Relevant FAQs of this case

What criteria must be met for a plaintiff to recover damages in a negligence case?

In negligence cases, plaintiffs must typically prove that the defendant had a duty of care towards the plaintiff, breached that duty, and caused damages that are legally recognizable. Essential to recovering damages is showing that the breach of duty caused physical injury or property damage, not purely economic losses.

  • For example: If a contractor fails to properly install a roof, and it collapses causing injury and property damage to a homeowner, the homeowner can sue for negligence. However, if the only damage is market devaluation due to rumors of poor workmanship, recovery may not be possible.

How does the principle of 'indeterminate liability' influence courts' reluctance to award damages for purely economic losses?

The principle of indeterminate liability influences courts to restrict recovery for purely economic losses due to concerns about the potential for an unlimited number of claims from an indefinite group of individuals affected in ways that may be remote or unforeseeable from the negligent act.
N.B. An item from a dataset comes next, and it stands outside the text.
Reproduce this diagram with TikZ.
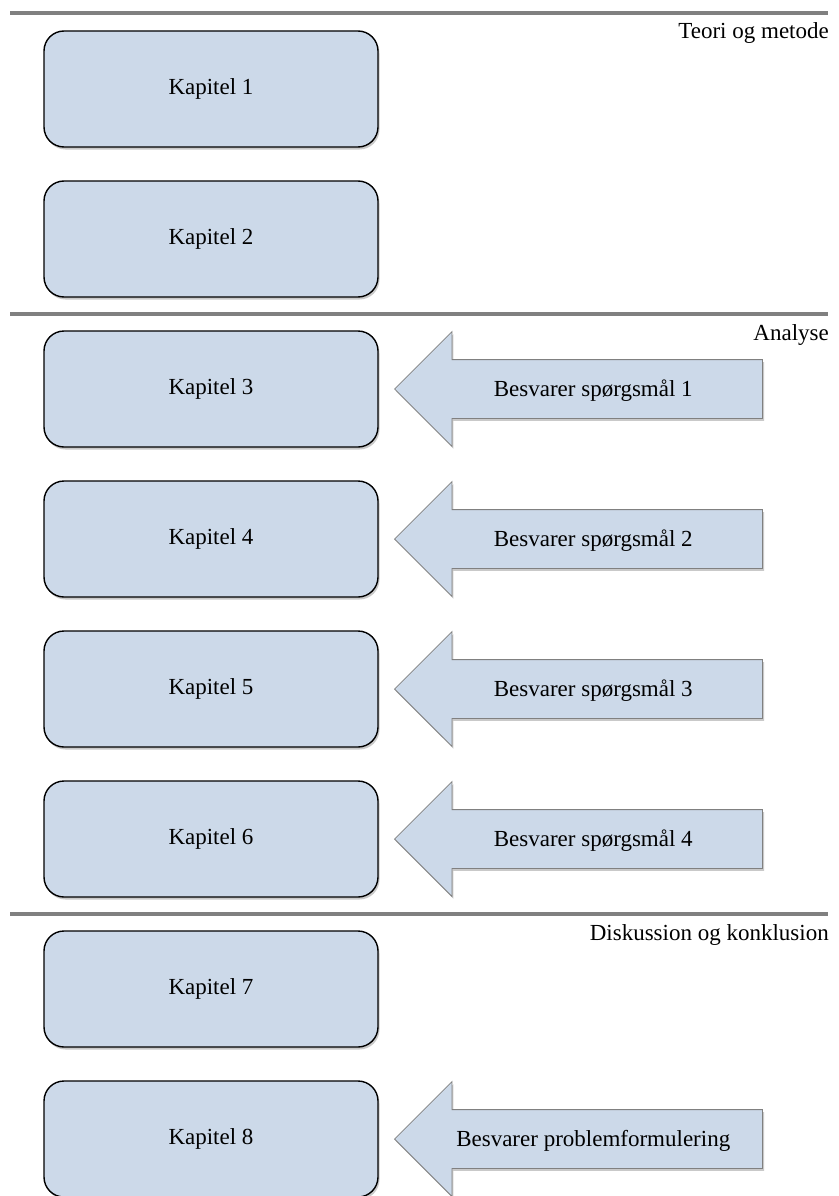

  • For example: A town’s power outage caused by a negligent utility company disrupts businesses; while the direct customers might claim losses, allowing all affected shops and their suppliers to claim could result in overwhelming, broad-reaching liabilities for the utility company.

What legal doctrines might limit or bar recovery for economic losses in absence of physical damage or injury?

Legal doctrines limiting recovery include the ‘economic loss rule,’ which prevents compensation for financial losses without accompanying bodily harm or property damage, and ‘proximate cause,’ which restricts recovery to harms that are directly attributable to and foreseeable by the defendant’s actions.

  • For example: A business owner cannot claim lost profits due to decreased foot traffic resulting from another business’s construction unless it can be shown that the construction directly and foreseeably damaged the owner’s property or resulted in injury.